◆ **Exercise prompt**
Nothing but the lines from the line with "Output the Python" to the line with "x_ticks = [0, 20, 40, 60, 80, 100]", both included, is to be repeated, and those exactly. Leave out the pictures.

◆ **Data extract**
--- --- ---
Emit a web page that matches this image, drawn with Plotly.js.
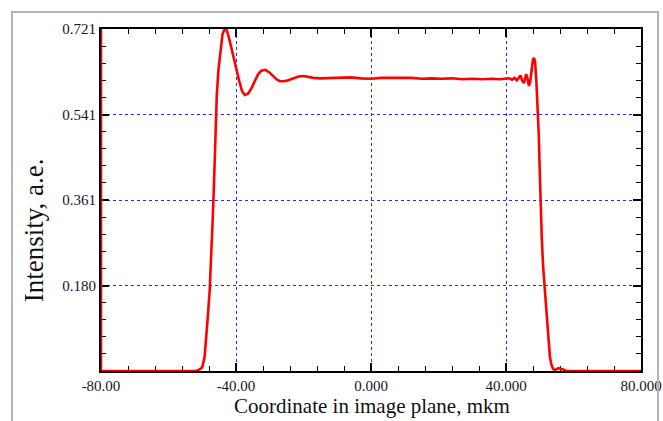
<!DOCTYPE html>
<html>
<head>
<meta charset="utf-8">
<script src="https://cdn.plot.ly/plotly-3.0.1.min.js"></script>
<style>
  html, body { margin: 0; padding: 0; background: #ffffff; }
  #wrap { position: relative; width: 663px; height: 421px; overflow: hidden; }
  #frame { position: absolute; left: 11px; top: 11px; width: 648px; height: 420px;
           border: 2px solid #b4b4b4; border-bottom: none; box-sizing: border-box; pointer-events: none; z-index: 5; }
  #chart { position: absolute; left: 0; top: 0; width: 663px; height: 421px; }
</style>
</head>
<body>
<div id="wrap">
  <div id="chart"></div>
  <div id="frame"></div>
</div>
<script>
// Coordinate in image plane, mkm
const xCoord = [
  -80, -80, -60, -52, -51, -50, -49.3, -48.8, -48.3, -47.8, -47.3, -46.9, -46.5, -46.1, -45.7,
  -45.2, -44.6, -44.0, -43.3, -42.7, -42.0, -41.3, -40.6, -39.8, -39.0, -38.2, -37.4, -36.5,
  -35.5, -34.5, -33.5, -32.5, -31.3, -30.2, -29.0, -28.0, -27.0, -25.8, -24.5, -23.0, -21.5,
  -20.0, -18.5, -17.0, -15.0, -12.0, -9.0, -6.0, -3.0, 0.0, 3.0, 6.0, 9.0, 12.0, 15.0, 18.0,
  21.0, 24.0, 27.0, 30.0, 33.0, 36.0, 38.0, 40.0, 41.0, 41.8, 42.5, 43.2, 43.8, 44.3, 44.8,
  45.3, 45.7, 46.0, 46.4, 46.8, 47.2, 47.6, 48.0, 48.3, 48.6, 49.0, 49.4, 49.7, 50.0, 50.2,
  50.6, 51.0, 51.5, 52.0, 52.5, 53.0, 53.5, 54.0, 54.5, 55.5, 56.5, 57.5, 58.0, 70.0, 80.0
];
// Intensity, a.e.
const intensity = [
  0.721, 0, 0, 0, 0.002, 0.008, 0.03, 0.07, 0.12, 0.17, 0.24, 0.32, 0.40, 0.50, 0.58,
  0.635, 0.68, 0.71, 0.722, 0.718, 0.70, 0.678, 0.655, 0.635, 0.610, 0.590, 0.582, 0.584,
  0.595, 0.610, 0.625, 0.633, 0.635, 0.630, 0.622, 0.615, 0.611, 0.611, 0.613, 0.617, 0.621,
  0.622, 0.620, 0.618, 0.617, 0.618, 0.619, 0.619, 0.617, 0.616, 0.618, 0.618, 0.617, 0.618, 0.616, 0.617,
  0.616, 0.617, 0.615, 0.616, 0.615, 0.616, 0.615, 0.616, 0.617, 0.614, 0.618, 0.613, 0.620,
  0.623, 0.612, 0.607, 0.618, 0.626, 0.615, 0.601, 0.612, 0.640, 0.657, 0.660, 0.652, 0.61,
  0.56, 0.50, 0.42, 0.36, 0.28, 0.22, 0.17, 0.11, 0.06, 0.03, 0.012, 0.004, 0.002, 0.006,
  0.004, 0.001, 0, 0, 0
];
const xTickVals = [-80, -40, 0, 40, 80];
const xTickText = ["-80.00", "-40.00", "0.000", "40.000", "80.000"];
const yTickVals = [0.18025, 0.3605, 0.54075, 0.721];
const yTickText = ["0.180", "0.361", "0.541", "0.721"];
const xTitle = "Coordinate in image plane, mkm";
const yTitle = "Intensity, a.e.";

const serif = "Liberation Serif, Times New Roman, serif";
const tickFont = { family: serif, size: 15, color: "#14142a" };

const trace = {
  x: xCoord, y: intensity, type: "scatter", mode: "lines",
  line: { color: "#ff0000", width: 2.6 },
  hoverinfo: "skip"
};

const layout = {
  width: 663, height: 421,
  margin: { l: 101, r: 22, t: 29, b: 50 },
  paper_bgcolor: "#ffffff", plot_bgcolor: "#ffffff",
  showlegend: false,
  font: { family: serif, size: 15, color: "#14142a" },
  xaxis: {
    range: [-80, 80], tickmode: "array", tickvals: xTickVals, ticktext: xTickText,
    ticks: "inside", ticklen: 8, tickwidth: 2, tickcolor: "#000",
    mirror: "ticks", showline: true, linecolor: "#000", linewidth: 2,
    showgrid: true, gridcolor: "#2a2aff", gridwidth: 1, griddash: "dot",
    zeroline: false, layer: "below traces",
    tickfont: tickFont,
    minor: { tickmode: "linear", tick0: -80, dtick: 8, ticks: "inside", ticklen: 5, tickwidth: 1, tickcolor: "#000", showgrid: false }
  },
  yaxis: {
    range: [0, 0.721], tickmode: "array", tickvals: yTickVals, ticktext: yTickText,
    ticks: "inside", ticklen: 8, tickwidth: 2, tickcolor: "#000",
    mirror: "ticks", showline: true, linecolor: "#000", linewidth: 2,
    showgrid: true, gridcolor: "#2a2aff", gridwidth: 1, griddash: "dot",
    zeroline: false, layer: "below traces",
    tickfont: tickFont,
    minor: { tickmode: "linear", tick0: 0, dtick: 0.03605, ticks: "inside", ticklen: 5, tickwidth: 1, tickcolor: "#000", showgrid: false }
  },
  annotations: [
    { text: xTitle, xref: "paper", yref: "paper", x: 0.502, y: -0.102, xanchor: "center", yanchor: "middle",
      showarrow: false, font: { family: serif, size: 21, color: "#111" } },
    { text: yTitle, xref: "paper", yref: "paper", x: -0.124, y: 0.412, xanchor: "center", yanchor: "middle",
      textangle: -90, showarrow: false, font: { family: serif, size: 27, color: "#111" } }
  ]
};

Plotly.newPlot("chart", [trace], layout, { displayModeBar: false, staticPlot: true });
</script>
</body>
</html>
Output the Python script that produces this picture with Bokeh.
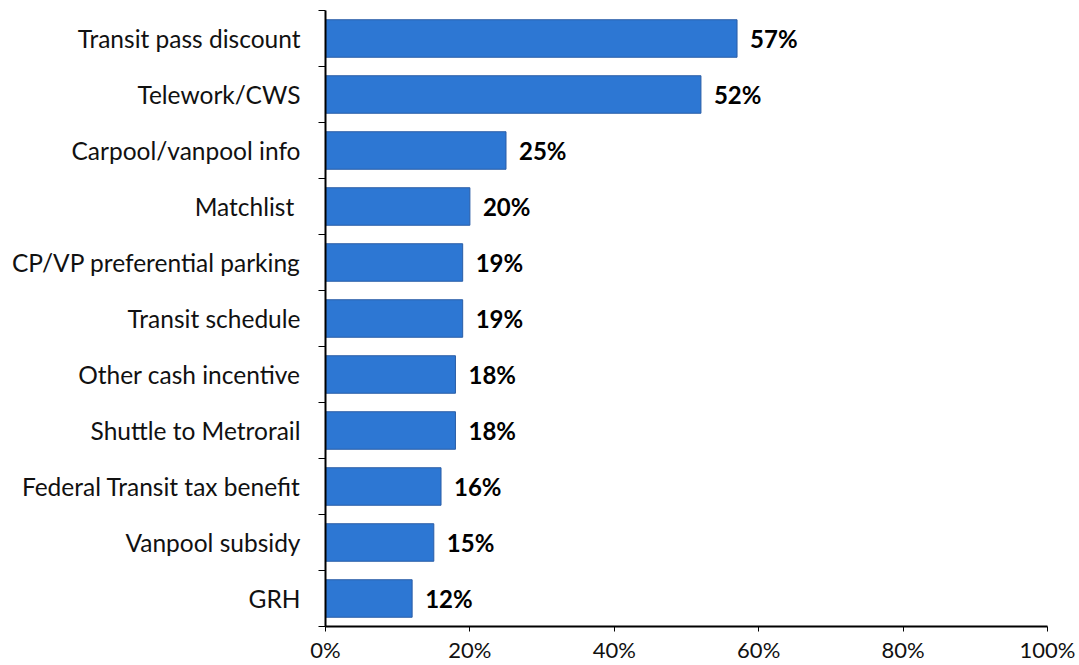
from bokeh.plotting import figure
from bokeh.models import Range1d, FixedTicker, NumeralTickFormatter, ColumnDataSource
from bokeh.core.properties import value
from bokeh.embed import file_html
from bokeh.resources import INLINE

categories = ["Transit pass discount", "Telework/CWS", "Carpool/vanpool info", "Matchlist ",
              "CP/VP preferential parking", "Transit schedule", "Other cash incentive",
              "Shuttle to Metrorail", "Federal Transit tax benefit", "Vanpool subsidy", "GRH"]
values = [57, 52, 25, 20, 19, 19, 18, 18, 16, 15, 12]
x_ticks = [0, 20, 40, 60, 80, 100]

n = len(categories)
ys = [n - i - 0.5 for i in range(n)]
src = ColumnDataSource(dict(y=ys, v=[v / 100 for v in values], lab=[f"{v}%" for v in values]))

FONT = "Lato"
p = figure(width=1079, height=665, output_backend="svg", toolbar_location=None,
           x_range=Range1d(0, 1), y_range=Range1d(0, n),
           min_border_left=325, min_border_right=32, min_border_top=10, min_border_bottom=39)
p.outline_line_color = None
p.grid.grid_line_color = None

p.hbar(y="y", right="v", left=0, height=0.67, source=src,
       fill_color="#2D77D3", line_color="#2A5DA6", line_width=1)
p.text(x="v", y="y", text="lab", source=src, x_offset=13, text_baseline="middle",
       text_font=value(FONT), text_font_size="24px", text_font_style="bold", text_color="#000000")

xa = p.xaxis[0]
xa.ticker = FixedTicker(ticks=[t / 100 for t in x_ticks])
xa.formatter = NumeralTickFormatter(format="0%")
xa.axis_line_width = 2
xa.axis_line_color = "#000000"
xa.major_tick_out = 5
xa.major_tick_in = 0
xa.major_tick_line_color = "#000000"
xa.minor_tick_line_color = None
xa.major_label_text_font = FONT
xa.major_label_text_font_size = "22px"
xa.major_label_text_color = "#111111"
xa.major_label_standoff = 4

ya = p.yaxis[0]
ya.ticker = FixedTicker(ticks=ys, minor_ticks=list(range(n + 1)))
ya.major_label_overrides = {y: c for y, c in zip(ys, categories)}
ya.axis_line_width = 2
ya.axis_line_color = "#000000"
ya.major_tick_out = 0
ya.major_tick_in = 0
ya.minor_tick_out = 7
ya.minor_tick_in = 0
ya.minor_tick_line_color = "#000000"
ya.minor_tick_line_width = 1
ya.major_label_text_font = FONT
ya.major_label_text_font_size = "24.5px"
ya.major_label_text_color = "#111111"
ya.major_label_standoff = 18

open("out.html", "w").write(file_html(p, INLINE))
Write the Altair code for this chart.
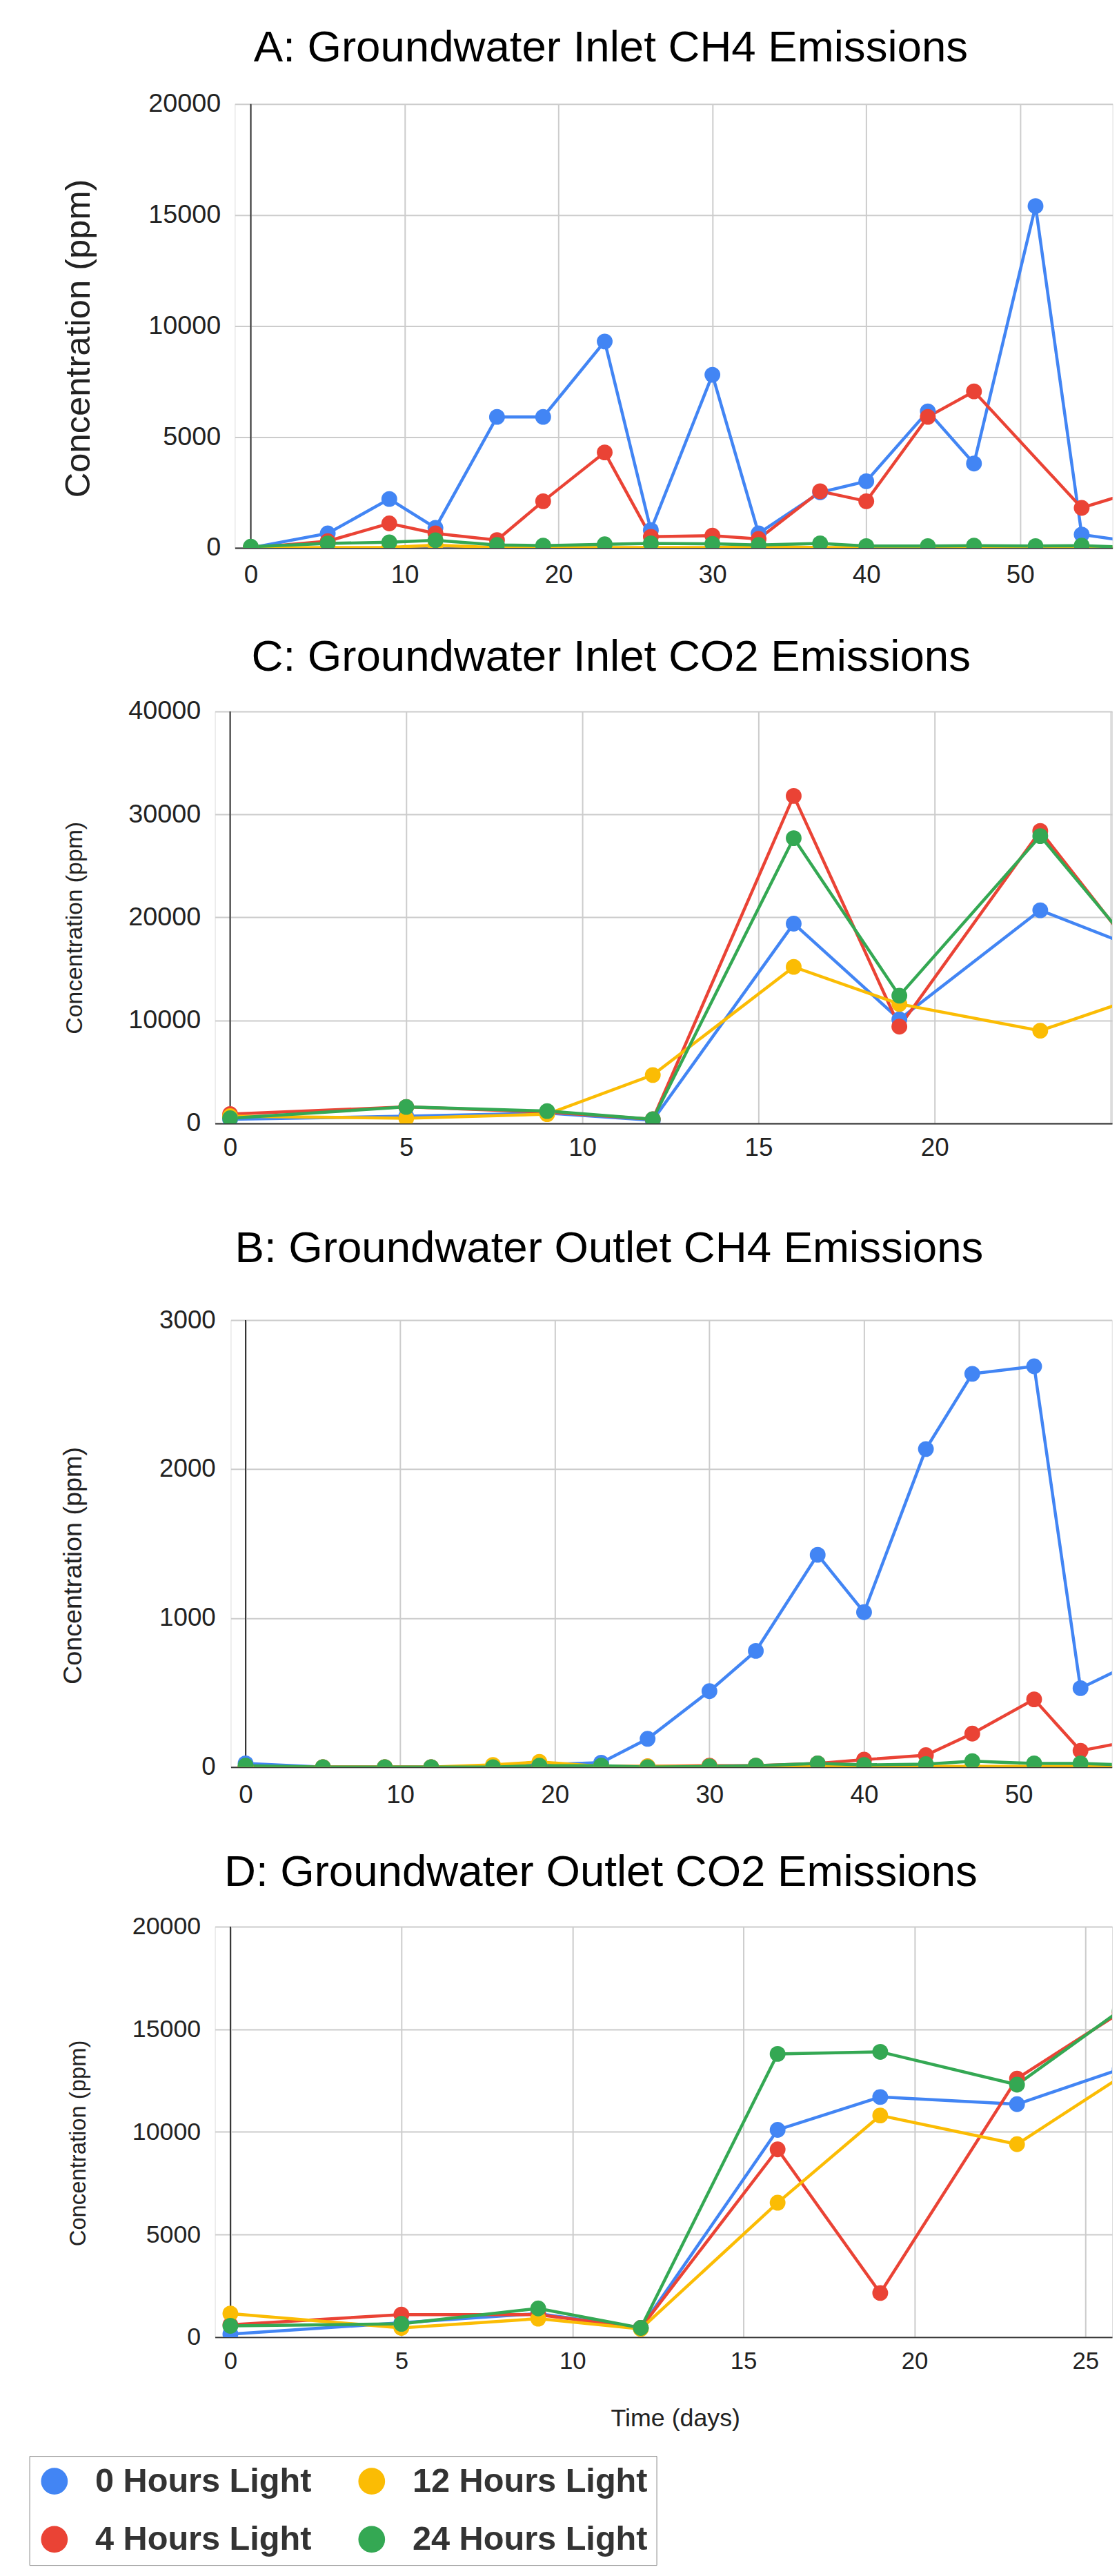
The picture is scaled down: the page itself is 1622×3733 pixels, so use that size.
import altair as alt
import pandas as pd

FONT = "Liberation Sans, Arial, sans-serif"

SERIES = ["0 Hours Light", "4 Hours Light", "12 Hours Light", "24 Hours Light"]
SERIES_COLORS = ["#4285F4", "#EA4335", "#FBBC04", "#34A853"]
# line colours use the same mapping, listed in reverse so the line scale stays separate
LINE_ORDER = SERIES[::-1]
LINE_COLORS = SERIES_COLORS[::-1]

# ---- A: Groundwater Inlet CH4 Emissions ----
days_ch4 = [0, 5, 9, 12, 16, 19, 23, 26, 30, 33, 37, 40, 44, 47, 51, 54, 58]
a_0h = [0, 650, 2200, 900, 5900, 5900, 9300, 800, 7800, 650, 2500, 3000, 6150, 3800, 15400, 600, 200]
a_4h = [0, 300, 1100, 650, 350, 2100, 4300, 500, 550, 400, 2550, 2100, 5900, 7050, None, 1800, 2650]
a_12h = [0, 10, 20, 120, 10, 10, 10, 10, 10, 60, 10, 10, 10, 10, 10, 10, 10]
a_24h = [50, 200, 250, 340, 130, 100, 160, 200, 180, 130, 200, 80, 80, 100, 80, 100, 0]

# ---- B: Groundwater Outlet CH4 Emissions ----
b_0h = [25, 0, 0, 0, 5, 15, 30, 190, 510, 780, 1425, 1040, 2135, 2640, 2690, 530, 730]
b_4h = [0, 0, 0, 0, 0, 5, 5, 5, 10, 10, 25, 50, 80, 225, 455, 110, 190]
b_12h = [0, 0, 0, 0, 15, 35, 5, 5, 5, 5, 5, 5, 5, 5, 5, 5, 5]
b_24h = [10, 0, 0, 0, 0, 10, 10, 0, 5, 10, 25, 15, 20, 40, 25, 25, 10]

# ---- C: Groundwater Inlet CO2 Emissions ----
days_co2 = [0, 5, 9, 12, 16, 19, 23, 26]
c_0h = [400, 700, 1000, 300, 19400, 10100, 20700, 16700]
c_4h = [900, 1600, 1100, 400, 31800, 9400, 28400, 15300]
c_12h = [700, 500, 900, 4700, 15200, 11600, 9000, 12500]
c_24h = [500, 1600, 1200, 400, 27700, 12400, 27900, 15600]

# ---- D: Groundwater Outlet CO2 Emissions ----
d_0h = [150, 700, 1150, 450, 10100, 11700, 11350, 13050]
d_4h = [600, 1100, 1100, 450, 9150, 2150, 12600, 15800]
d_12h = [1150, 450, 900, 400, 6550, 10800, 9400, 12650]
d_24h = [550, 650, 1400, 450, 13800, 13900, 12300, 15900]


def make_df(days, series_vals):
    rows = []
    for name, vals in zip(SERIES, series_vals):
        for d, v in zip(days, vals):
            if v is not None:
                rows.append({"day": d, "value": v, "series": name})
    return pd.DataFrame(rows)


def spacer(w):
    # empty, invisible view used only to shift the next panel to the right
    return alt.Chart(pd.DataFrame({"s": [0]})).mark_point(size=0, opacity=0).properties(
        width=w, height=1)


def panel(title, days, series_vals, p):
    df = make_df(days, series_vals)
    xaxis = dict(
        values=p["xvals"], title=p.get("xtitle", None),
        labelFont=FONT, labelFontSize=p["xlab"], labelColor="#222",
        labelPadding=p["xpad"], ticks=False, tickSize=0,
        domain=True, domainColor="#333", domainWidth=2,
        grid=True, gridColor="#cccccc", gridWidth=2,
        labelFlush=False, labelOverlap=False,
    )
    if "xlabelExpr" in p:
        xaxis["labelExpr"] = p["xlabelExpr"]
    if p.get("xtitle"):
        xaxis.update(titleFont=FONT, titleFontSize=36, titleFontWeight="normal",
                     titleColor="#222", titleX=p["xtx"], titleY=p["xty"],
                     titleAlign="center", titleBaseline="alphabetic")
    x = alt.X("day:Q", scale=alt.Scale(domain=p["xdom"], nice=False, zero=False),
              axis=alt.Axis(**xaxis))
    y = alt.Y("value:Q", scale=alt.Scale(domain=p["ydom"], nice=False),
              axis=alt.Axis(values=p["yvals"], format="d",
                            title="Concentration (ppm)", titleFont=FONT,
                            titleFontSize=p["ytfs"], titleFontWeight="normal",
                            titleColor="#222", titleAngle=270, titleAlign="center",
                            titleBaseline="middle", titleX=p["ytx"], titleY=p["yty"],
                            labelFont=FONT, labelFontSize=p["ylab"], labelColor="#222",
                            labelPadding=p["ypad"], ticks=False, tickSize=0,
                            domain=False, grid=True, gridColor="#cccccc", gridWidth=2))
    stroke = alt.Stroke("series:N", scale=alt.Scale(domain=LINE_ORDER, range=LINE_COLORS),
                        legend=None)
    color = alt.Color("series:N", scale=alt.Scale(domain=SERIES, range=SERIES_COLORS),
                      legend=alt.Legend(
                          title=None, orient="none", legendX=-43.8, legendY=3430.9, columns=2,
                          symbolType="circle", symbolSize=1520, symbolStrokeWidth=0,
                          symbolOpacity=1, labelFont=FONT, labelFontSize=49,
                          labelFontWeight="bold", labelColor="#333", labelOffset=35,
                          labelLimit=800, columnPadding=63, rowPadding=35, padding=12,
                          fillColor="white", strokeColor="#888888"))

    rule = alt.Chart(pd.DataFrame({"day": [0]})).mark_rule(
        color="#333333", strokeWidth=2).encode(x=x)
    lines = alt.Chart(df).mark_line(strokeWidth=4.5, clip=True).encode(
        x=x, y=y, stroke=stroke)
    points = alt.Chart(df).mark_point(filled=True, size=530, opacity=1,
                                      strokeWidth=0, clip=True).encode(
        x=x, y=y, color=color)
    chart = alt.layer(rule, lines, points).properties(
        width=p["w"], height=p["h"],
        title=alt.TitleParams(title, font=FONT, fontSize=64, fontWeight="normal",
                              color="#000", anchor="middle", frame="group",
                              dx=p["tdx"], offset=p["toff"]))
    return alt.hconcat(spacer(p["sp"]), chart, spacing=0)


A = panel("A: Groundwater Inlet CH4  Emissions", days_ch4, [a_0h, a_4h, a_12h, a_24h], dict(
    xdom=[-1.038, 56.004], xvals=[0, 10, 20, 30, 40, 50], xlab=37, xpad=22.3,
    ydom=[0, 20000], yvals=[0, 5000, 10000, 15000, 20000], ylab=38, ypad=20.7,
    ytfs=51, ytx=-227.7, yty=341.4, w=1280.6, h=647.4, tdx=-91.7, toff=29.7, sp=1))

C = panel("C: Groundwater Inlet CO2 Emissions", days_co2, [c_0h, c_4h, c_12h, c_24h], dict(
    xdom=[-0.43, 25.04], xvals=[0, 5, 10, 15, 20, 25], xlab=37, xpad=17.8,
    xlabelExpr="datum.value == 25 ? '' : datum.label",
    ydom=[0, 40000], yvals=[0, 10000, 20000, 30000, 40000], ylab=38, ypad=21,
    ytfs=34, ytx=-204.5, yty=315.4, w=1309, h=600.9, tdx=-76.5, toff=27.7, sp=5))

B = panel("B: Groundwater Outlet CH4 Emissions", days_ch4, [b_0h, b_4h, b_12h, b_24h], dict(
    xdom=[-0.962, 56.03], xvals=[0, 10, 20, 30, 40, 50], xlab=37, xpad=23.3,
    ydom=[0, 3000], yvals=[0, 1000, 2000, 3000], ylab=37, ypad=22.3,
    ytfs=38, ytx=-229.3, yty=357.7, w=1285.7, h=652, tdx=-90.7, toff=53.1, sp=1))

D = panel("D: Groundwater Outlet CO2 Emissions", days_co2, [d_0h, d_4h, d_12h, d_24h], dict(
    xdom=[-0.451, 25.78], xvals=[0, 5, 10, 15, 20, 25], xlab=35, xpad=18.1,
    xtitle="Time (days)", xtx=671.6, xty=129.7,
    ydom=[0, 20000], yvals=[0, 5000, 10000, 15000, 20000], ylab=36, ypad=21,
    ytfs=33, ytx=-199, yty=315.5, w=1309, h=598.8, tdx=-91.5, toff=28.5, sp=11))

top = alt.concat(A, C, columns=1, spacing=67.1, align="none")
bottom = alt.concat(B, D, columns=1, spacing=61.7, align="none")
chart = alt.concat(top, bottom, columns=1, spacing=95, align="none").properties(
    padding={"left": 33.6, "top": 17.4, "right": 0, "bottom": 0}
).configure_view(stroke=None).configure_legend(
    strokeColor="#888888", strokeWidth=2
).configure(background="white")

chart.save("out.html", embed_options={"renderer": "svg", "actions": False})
--- --- ---
◆ **Answer below**
Output the Python script that produces this picture with Bokeh.
from bokeh.plotting import figure
from bokeh.models import Range1d, FixedTicker, NumeralTickFormatter, ColumnDataSource
from bokeh.core.properties import value
from bokeh.embed import file_html
from bokeh.resources import INLINE

categories = ["Transit pass discount", "Telework/CWS", "Carpool/vanpool info", "Matchlist ",
              "CP/VP preferential parking", "Transit schedule", "Other cash incentive",
              "Shuttle to Metrorail", "Federal Transit tax benefit", "Vanpool subsidy", "GRH"]
values = [57, 52, 25, 20, 19, 19, 18, 18, 16, 15, 12]
x_ticks = [0, 20, 40, 60, 80, 100]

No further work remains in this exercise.